Nostro figlio Simone aveva tre anni quando ci hanno fatto notare il suo comportamento diverso. Sollecitati a fare delle ricerche, ci siamo fermati, sostenuti dal medico di famiglia che ci aveva sempre consigliato di lasciarlo crescere in pace. Ed è ciò che abbiamo fatto!
All’inizio della scuola, le difficoltà divennero più evidenti: per questo ci siamo messi a cercare in tutte le direzioni: genetica, gastroenterologia, per un problema di incontinenza. Psicologi e pedopsichiatri hanno fatto delle valutazioni per l’ortofonia e la psicomotricità. Simone è disarmonico, ci hanno detto, cosa che può significare tutto e niente.
Questo percorso ha permesso di eliminare una dopo l’altra le cause fisiologiche. Certo, ero sollevata che il suo problema non fosse genetico, ma di fronte a questo avvicendarsi di diagnosi, sono precipitata in un sentimento di rivolta, di colpevolezza: che cosa avevo fatto a mio figlio perché fosse così?
Quando Simone ha compiuto 7 anni, abbiamo consultato uno specialista di disturbi pervasivi dello sviluppo. Quando questi ci ha detto che nostro figlio non soffriva di turbe del comportamento, ho provato sollievo e una grande depressione insieme.
Ancora una volta, non sapevamo contro chi batterci. I medici continuavano a ripeterci che era una buona notizia, noi avevamo continuato a combattere lo sconosciuto, a sentirci prepotenti, prigionieri di qualcosa che non conoscevamo. Cercavamo di mettere in atto un mucchio di cose per aiutarlo e niente andava bene.
Inclassificabile
Oggi oscillo fra il desiderio e il rifiuto di cercare una diagnosi per paura che Simone sia stigmatizzato.

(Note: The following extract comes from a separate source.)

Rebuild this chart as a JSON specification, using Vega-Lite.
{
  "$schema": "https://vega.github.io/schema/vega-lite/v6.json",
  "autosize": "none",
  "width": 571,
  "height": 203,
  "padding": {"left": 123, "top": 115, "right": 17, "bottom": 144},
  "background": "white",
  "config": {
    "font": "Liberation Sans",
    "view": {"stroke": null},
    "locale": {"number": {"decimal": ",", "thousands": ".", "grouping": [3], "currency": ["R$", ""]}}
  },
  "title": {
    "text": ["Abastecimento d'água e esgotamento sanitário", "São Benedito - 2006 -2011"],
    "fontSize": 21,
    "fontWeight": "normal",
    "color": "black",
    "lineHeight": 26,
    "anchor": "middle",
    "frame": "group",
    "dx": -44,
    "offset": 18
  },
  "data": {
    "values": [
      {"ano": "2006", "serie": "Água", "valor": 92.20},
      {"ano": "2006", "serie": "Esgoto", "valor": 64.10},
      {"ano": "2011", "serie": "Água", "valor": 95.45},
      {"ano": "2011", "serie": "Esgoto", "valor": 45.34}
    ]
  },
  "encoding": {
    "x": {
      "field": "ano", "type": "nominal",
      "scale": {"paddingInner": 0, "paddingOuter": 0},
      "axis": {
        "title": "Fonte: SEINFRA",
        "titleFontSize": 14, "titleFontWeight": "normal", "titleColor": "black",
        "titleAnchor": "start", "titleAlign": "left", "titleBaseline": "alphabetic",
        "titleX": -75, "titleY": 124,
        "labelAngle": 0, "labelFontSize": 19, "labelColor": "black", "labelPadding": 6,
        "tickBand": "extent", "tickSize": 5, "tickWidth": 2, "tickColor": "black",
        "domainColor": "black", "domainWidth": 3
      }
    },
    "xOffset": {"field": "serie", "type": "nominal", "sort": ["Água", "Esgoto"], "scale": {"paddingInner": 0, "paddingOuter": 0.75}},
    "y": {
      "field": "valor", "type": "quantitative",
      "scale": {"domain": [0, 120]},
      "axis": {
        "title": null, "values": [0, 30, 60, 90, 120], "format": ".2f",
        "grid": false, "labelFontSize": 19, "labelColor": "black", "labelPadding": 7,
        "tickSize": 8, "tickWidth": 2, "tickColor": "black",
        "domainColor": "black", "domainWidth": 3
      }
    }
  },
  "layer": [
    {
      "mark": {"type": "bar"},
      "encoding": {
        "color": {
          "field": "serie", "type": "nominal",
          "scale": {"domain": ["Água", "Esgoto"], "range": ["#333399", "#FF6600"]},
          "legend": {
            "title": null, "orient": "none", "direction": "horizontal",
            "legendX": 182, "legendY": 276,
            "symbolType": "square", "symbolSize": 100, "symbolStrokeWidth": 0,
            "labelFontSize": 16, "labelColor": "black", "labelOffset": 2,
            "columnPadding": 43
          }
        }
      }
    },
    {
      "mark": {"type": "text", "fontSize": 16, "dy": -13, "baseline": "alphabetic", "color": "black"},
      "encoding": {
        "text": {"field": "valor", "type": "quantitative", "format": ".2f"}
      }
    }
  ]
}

Similmente, non voglio che nostro figlio abbia un’etichetta e nello stesso tempo mi dico che sarebbe rassicurante, anche se doloroso. Ad ogni modo, Simone è sempre stato inclassificabile. E, in un certo senso, è sul limite, cresce in certi aspetti, non in altri. Per esempio sa leggere e scrivere ma è in una classe di integrazione scolastica e tutto ciò che è astratto non ha consistenza per lui. Abbiamo scoperto un metodo con il gioco che ci sembra potrebbe aiutarlo.
Per finire, ho l’impressione di sapere in quale direzione andare! Ma, come mio marito, mi rifiuto di usare il termine handicap perché sarebbe una forma di rassegnazione. Simone stesso non vorrebbe che usassimo questo vocabolo
Quanto a ritornare da un medico… non ce la faccio neanche a portarlo dal dentista.